Esperanza Martínez Hernández es una jefa de familia que del carácter y de la esperanza sacó fortalezas para soportar la tragedia. Madre de seis hijos enviudó cuando Alfredo, el chunco, apenas iba a la primaria y desde entonces supo que la vida sería aún más difícil por el rol de padre y madre que le tocaría desempeñar en medio de la pobreza, de un futuro incierto.}

El domingo 09 de octubre de 2005 la señora Pelancha, como la conocen sus vecinos, tuvo un presentimiento terriblemente aciago. Evoca: “No sé, algo malo pasó por mi mente. Tenía una sensación de miedo, mucha angustia, que no comuniqué a mis hijos para no alarmarlos”.

El estado de desasosiego que invadía a Pelancha, originaria de Tonalá, pero radicada en Tapachula a partir de su niñez cuando los padres decidieron ir en busca de mejor vida, no era fortuito sino provocado por la amenaza que representaban las intensas lluvias que abatían a la región. 

No era normal ver llover de esa manera, a pesar de que, en la Costa y el Soconusco sus habitantes están acostumbrados al calor y a los aguaceros.

Por la noche de ese día, la señora Martínez reunió a la familia en la vivienda construida a unas calles del río Coatán, el río que atraviesa la ciudad de Tapachula, las vías del ferrocarril y docenas de colonias que se fueron construyendo en un escenario de contrastes: es decir, entre las perspectivas halagüeñas de sus moradores, la insensibilidad del gobierno de entonces y la inopia que como un flagelo vapulea a los países en vías de desarrollo.

El macabro augurio se cumplió. Encabezando a los hijos y los nietos, Esperanza tuvo tiempo de abandonar la casa y presenciar, mojada por las copiosas lluvias y atemorizada por la bravura del río Coatán, cómo su único patrimonio se venía abajo y en pocos minutos era reducido a lodo, a escombros. A nada.

-MALDITA OMISIÓN-

Esperanza sufrió un doloroso trance que la marcó por siempre. Como ella, miles de familias perdieron sus propiedades (y los menos afortunados, la vida) víctimas del huracán Stan que zarandeó a Chiapas a finales de octubre de ese apocalíptico 2005 y que también, por si fuera poco, incubó otro fenómeno: el de la rapiña gubernamental.

Hasta hoy hay firmes sospechas de que los fondos destinados para la reconstrucción pararon en las cuentas bancarias de los funcionarios de esa administración, la del Torquemada Salazar.

¿Pudo evitarse una desgracia de esas dimensiones? ¿Qué ocurrió en realidad?

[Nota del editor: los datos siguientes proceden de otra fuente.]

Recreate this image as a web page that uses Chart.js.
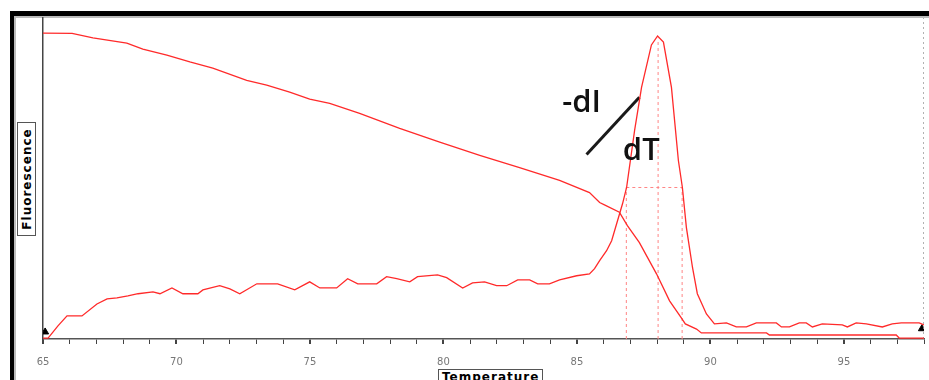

Si bien es imposible vencer la fuerza de la naturaleza ni mucho menos combatir los designios ordenados por el Todopoderoso, el violento golpe que causó Stan en la Costa y Soconusco de Chiapas era posible atemperarse, suavizarse, recurriendo a una acción tan práctica, pero de resultados infalibles: la prevención.

Informes de prensa revelan cómo el gobierno de Chiapas fue avisado en tiempo de la furia de Stan que a su paso por El Salvador y Guatemala dejó una estela de muerte, dolor y orfandad. 

Desde la mañana del 2 de octubre de 2005, funcionarios del gabinete recibieron la notificación de que Stan tocaría suelo chiapaneco con vientos de hasta más de 120 kilómetros por hora y les recomendaron lanzar la alerta a la población y tomar las medidas necesarias para menguar el colofón de las lluvias.

El gabinete oficial habría soslayado la advertencia del Centro Nacional de Huracanes y del Sistema Nacional de Protección Civil, no obstante la gravedad del mensaje y de que aquí, en Tapachula, decenas de asentamientos humanos ya se encontraban anegados porque llovía desde una semana atrás. 

Las consecuencias fueron desastrosas: Sólo la crecida del río Suchiate, frontera natural entre México y Guatemala, provocó la inundación de una tercera parte del área urbana del territorio (10 de 35 colonias), donde más de 20 mil personas tuvieron que buscar refugio en diferentes albergues. 

Las corrientes de al menos 12 ríos en Chiapas arrasaron con todo lo que encontraron a su paso, derribando casas, árboles, postes y hasta puentes de más de 20 metros de altura.

A la lamentable pérdida de vidas humanas y la desolación entre los miles de damnificados se sumó la destrucción de la economía regional, pues se perdió el equivalente al 15 por ciento del Producto Interno Bruto, todo a consecuencia de una artera omisión gubernamental que bien pudo amortiguar ese tormentoso statu quo.

Si bien la memoria colectiva no olvida, hoy la camarilla amenaza con regresar y pretende tomar por asalto el poder en 2018. Qué cinismo.